A socialização vertiginosamente conversora conseguiu arrebanhar o indivíduo em nichos religiosos, nichos imperceptivelmente viciantes que os mantêm aficionados e dependentes. O que algumas percepções alcançam vez por outra e não podem lutar contra é a prisão – de segurança psicológica máxima - a que estão inseridos, mas a condição existencial se fechou a tal ponto que não é possível o grito, o pedido de socorro – se se conjecturasse a mínima intenção. A verdade é que ele nem é expressado; existe uma conivência filial, quase sacralizada, uma espécie de sacerdócio à submissão em todas as instâncias e graus.

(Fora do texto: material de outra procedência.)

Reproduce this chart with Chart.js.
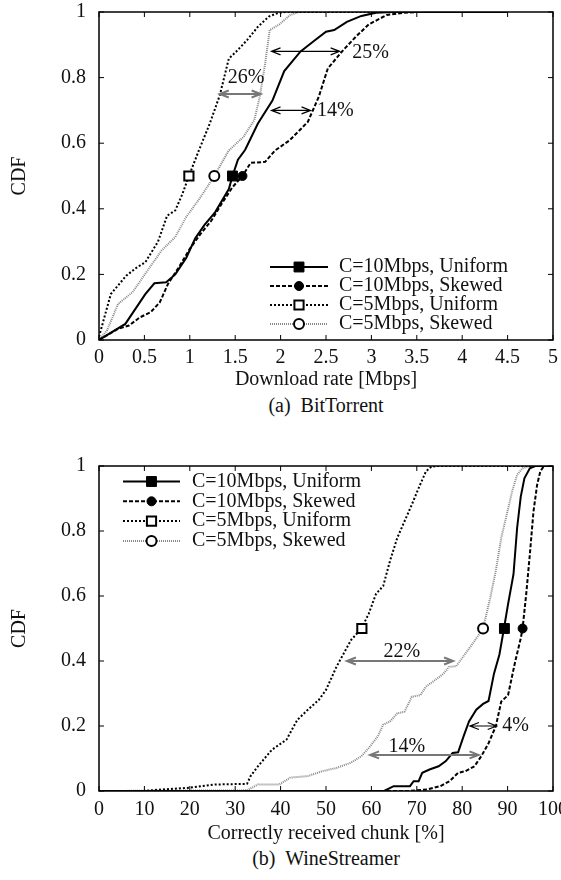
<!DOCTYPE html>
<html>
<head>
<meta charset="utf-8">
<script src="https://cdn.jsdelivr.net/npm/chart.js@4.4.0/dist/chart.umd.min.js"></script>
<style>
  body { margin: 0; background: #fff; width: 561px; height: 880px; position: relative; overflow: hidden; font-family: "Liberation Serif", serif; }
  .box { position: absolute; left: 0; width: 561px; }
  .caption { position: absolute; left: 99px; width: 454px; text-align: center; font-size: 20px; line-height: 24px; color: #111; }
</style>
</head>
<body>
<div class="box" style="top:0"><canvas id="btChart" width="561" height="392"></canvas></div>
<div class="caption" style="top:393px">(a)&nbsp; BitTorrent</div>
<div class="box" style="top:420px"><canvas id="wsChart" width="561" height="426"></canvas></div>
<div class="caption" style="top:846px">(b)&nbsp; WineStreamer</div>

<script>
// series names (same for both plots)
const seriesNames = ["C=10Mbps, Uniform", "C=10Mbps, Skewed", "C=5Mbps, Uniform", "C=5Mbps, Skewed"];

// (a) BitTorrent - download rate [Mbps] vs CDF
const btU10 = [[0,0],[0.29,0.049],[0.51,0.14],[0.61,0.173],[0.74,0.176],[0.84,0.2],[0.96,0.25],[1.06,0.31],[1.16,0.35],[1.28,0.39],[1.43,0.46],[1.47,0.5],[1.53,0.55],[1.61,0.58],[1.75,0.66],[1.91,0.73],[2.04,0.82],[2.22,0.88],[2.36,0.91],[2.5,0.94],[2.59,0.945],[2.73,0.97],[2.89,0.988],[3.05,0.998],[3.24,1],[4.5,1]];
const btS10 = [[0,0],[0.21,0.034],[0.33,0.044],[0.45,0.069],[0.57,0.085],[0.67,0.115],[0.76,0.171],[0.88,0.222],[1.0,0.278],[1.12,0.324],[1.24,0.365],[1.35,0.415],[1.47,0.466],[1.58,0.5],[1.67,0.54],[1.83,0.543],[1.94,0.578],[2.1,0.609],[2.3,0.665],[2.42,0.741],[2.52,0.828],[2.69,0.884],[2.83,0.925],[2.97,0.962],[3.17,0.991],[3.36,0.998],[3.52,1],[4.5,1]];
const btU5 = [[0,0.01],[0.13,0.14],[0.3,0.196],[0.41,0.22],[0.51,0.237],[0.65,0.30],[0.75,0.379],[0.84,0.395],[0.92,0.446],[0.99,0.5],[1.1,0.578],[1.22,0.66],[1.33,0.746],[1.43,0.858],[1.51,0.879],[1.63,0.914],[1.75,0.955],[1.87,0.986],[1.98,0.998],[2.06,1],[4.5,1]];
const btS5 = [[0,0],[0.09,0.03],[0.21,0.11],[0.37,0.146],[0.53,0.21],[0.69,0.273],[0.84,0.314],[0.96,0.375],[1.12,0.436],[1.27,0.5],[1.43,0.578],[1.59,0.619],[1.71,0.67],[1.77,0.741],[1.83,0.843],[1.88,0.945],[1.99,0.963],[2.1,0.99],[2.2,1],[4.5,1]];
const btMedians = [1.47, 1.58, 0.99, 1.27];
const btXTicks = ["0","0.5","1","1.5","2","2.5","3","3.5","4","4.5","5"];
const btArrows = [[1.33,1.78,0.75],[1.90,2.33,0.70],[1.90,2.65,0.88]];
const btArrowText = ["26%","14%","25%"];
const btTextAt = [[1.62,0.80],[2.40,0.70],[2.79,0.875]];

// (b) WineStreamer - correctly received chunk [%] vs CDF
const wsU10 = [[0,0],[62.8,0],[64.9,0.015],[68.5,0.015],[69.3,0.03],[70.4,0.03],[71.2,0.056],[72.8,0.066],[74.8,0.076],[76.4,0.092],[77.9,0.117],[79.1,0.119],[80.3,0.168],[81.5,0.214],[83.1,0.25],[84.6,0.268],[85.8,0.277],[87.0,0.361],[88.2,0.42],[89.2,0.5],[90.1,0.575],[91.3,0.667],[92.1,0.81],[92.9,0.906],[93.7,0.962],[94.9,0.993],[96.1,1],[100,1]];
const wsS10 = [[0,0],[68,0],[72.4,0.005],[75.2,0.015],[77.2,0.03],[79.1,0.056],[80.7,0.061],[82.7,0.076],[84.2,0.107],[85.8,0.147],[87.4,0.199],[88.6,0.275],[90.1,0.295],[91.7,0.4],[92.9,0.47],[93.3,0.5],[94.1,0.606],[94.9,0.728],[95.7,0.86],[96.5,0.942],[97.2,0.983],[98,1],[100,1]];
const wsU5 = [[0,0],[10,0],[12.1,0.003],[20,0.01],[25.5,0.02],[32.6,0.022],[33.4,0.046],[35,0.076],[38.1,0.127],[41.3,0.158],[43.7,0.219],[46,0.25],[48.4,0.28],[50,0.311],[52.3,0.382],[53.9,0.423],[55.5,0.464],[57.8,0.5],[59.4,0.545],[61,0.606],[62.6,0.631],[64.1,0.708],[65.7,0.779],[67.3,0.83],[68.9,0.881],[70.4,0.932],[72,0.983],[73.2,0.998],[74.4,1],[100,1]];
const wsS5 = [[0,0],[32.6,0.002],[35,0.02],[39.7,0.02],[42.1,0.041],[46,0.046],[49.2,0.061],[52.3,0.071],[55.5,0.087],[57.8,0.107],[59.4,0.132],[61.4,0.168],[62.6,0.204],[64.1,0.214],[65.7,0.239],[67.3,0.244],[68.9,0.29],[70.8,0.295],[72,0.321],[74,0.341],[75.9,0.361],[77.1,0.382],[78.7,0.384],[80.7,0.423],[82.3,0.453],[84.6,0.5],[86.2,0.596],[87.4,0.677],[88.6,0.779],[89.8,0.85],[91,0.922],[92.1,0.973],[93.3,0.993],[94.9,1],[100,1]];
const wsMedians = [89.3, 93.3, 57.9, 84.6];
const wsXTicks = ["0","10","20","30","40","50","60","70","80","90","100"];
const wsArrows = [[54.6,78.0,0.40],[59.7,83.6,0.111],[81.7,87.6,0.2]];
const wsArrowText = ["22%","14%","4%"];
const wsTextAt = [[66.7,0.43],[67.8,0.135],[88.8,0.2]];

const yTicks = ["0","0.2","0.4","0.6","0.8","1"];

// styles
const lineStyles = [
  { color: "#000", width: 2, dash: [] },
  { color: "#000", width: 2, dash: [4, 2] },
  { color: "#000", width: 2, dash: [2, 2] },
  { color: "#888", width: 2, dash: [1, 1] }
];
const markStyles = [
  { style: "rect", r: 7, fill: "#000", bw: 1 },
  { style: "circle", r: 4.5, fill: "#000", bw: 1 },
  { style: "rect", r: 6.5, fill: "#fff", bw: 2 },
  { style: "circle", r: 5, fill: "#fff", bw: 2 }
];

Chart.defaults.font.family = "'Liberation Serif', 'DejaVu Serif', serif";
Chart.defaults.font.size = 20;
Chart.defaults.color = "#111";
Chart.defaults.animation = false;

function drawArrow(ctx, x1, x2, y, color) {
  ctx.strokeStyle = color;
  ctx.lineWidth = color === "#000" ? 1.2 : 2;
  ctx.setLineDash([]);
  ctx.beginPath();
  ctx.moveTo(x1, y); ctx.lineTo(x2, y);
  ctx.moveTo(x1 + 9, y - 3.5); ctx.lineTo(x1, y); ctx.lineTo(x1 + 9, y + 3.5);
  ctx.moveTo(x2 - 9, y - 3.5); ctx.lineTo(x2, y); ctx.lineTo(x2 - 9, y + 3.5);
  ctx.stroke();
}

// gnuplot-like frame with inward ticks on all sides
const framePlugin = {
  id: "frame",
  afterDatasetsDraw(chart) {
    const { ctx, chartArea: a, scales: { x, y } } = chart;
    ctx.save();
    ctx.setLineDash([]);
    ctx.strokeStyle = "#000";
    ctx.lineWidth = 1;
    ctx.beginPath();
    x.ticks.forEach(t => {
      const px = x.getPixelForValue(t.value);
      ctx.moveTo(px, a.bottom); ctx.lineTo(px, a.bottom - 5);
      ctx.moveTo(px, a.top); ctx.lineTo(px, a.top + 5);
    });
    y.ticks.forEach(t => {
      const py = y.getPixelForValue(t.value);
      ctx.moveTo(a.left, py); ctx.lineTo(a.left + 5, py);
      ctx.moveTo(a.right, py); ctx.lineTo(a.right - 5, py);
    });
    ctx.stroke();
    ctx.lineWidth = 1.5;
    ctx.strokeRect(a.left, a.top, a.right - a.left, a.bottom - a.top);
    ctx.restore();
  },
  afterDraw(chart, args, opts) {
    const { ctx, scales: { x, y } } = chart;
    ctx.save();
    // arrows and their labels
    opts.arrows.forEach((ar, i) => {
      drawArrow(ctx, x.getPixelForValue(ar[0]), x.getPixelForValue(ar[1]), y.getPixelForValue(ar[2]), opts.arrowColors[i]);
    });
    ctx.font = "20px 'Liberation Serif', serif";
    ctx.fillStyle = "#111";
    ctx.textBaseline = "middle";
    opts.texts.forEach((t, i) => {
      ctx.textAlign = opts.textAlign[i];
      ctx.fillText(t, x.getPixelForValue(opts.textAt[i][0]), y.getPixelForValue(opts.textAt[i][1]));
    });
    // key
    const L = opts.legend;
    seriesNames.forEach((name, i) => {
      const ly = L.y + i * L.rowH;
      const ls = lineStyles[i], ms = markStyles[i];
      ctx.strokeStyle = ls.color;
      ctx.lineWidth = ls.width;
      ctx.setLineDash(ls.dash);
      ctx.beginPath();
      ctx.moveTo(L.x1, ly); ctx.lineTo(L.x2, ly);
      ctx.stroke();
      ctx.setLineDash([]);
      ctx.fillStyle = ms.fill;
      ctx.strokeStyle = "#000";
      ctx.lineWidth = ms.bw;
      Chart.helpers.drawPoint(ctx, { pointStyle: ms.style, radius: ms.r, borderWidth: ms.bw, rotation: 0 }, (L.x1 + L.x2) / 2, ly);
      ctx.fillStyle = "#111";
      ctx.textAlign = "left";
      ctx.fillText(name, L.tx, ly);
    });
    ctx.restore();
  }
};

function makeChart(id, curves, medians, xMax, xStep, xTicks, xTitle, padTop, xBoxH, tickPad, ann) {
  const datasets = curves.map((c, i) => ({
    data: c.map(p => ({ x: p[0], y: p[1] })),
    borderColor: lineStyles[i].color,
    borderWidth: lineStyles[i].width,
    borderDash: lineStyles[i].dash,
    pointRadius: 0,
    tension: 0,
    fill: false,
    order: 1
  }));
  datasets.push({
    data: medians.map(m => ({ x: m, y: 0.5 })),
    showLine: false,
    pointStyle: markStyles.map(m => m.style),
    pointRadius: markStyles.map(m => m.r),
    pointBorderWidth: markStyles.map(m => m.bw),
    pointBackgroundColor: markStyles.map(m => m.fill),
    pointBorderColor: "#000",
    order: 0
  });
  return new Chart(document.getElementById(id), {
    type: "line",
    data: { datasets },
    plugins: [framePlugin],
    options: {
      responsive: false,
      layout: { padding: { top: padTop, right: 8, left: 0, bottom: 0 } },
      plugins: {
        legend: { display: false },
        tooltip: { enabled: false },
        frame: ann
      },
      scales: {
        x: {
          type: "linear", min: 0, max: xMax,
          grid: { display: false, drawTicks: false },
          border: { display: false },
          ticks: { stepSize: xStep, autoSkip: false, maxRotation: 0, padding: tickPad, callback: (v, i) => xTicks[i] },
          title: { display: true, text: xTitle, padding: { top: 0, bottom: 0 } },
          afterFit: s => { s.height = xBoxH; s.paddingLeft = 0; s.paddingRight = 0; }
        },
        y: {
          min: 0, max: 1,
          grid: { display: false, drawTicks: false },
          border: { display: false },
          ticks: { stepSize: 0.2, padding: 13, callback: (v, i) => yTicks[i] },
          title: { display: true, text: "CDF", padding: { top: 8, bottom: 0 } },
          afterFit: s => { s.width = 99; s.paddingTop = 0; s.paddingBottom = 0; }
        }
      }
    }
  });
}

makeChart("btChart", [btU10, btS10, btU5, btS5], btMedians, 5, 0.5, btXTicks, "Download rate [Mbps]", 12, 52, 6, {
  arrows: btArrows, arrowColors: ["#777", "#000", "#000"],
  texts: btArrowText, textAt: btTextAt, textAlign: ["center", "left", "left"],
  legend: { x1: 270, x2: 328, tx: 339, y: 267, rowH: 19 }
});

makeChart("wsChart", [wsU10, wsS10, wsU5, wsS5], wsMedians, 100, 10, wsXTicks, "Correctly received chunk [%]", 46, 55, 7, {
  arrows: wsArrows, arrowColors: ["#777", "#777", "#000"],
  texts: wsArrowText, textAt: wsTextAt, textAlign: ["center", "center", "left"],
  legend: { x1: 123, x2: 180, tx: 192, y: 61.5, rowH: 19.8 }
});
</script>
</body>
</html>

Ser humano hoje é não ser, é ser o externo. É ser um vários membros, isto é, fazer parte de algo que ainda chamamos família - ou não, mais cedo do que nunca -, e daí ser, tornar-se membro de inúmeras outras comunidades que nos mantém dentro de um ciclo, uma espiral compreendida e compartilhada por todos como: estes são os nossos tempos; e ainda que não pensemos nisso, pois não se pensa mais em nada fora disso, associa-se com participações coadjuvantes - que assim entende, afinal tudo é formatado para se ser o personagem principal - de amantes de toda ordem a preencher os dias.












Em tempo.: Pá de cal


Grupos alternativos - E sobre a obrigatoriedade de fazer parte de partidos outros, alternativos, descolados, da hora; de filiar-se e se engajar e lutar contra o status quo; grupinhos, grupelhos e suas tribos de revoltados. Não há a mínima possibilidade de se ser um ser só. Então é preciso estar engajado, unido; do contrário você se torna uma espécie de pária, de proscrito, esquisito – então é necessário estar muito bem resolvido para segura essa onda. E enquanto estes autointitulados outsiders descolados - agitadores escolarizados - se revezam, se multiplicam, se associam; não captam que são observados e se demoram a perceber que também eles são permitidos – sua luta é assistida; seu engajamento é monitorado.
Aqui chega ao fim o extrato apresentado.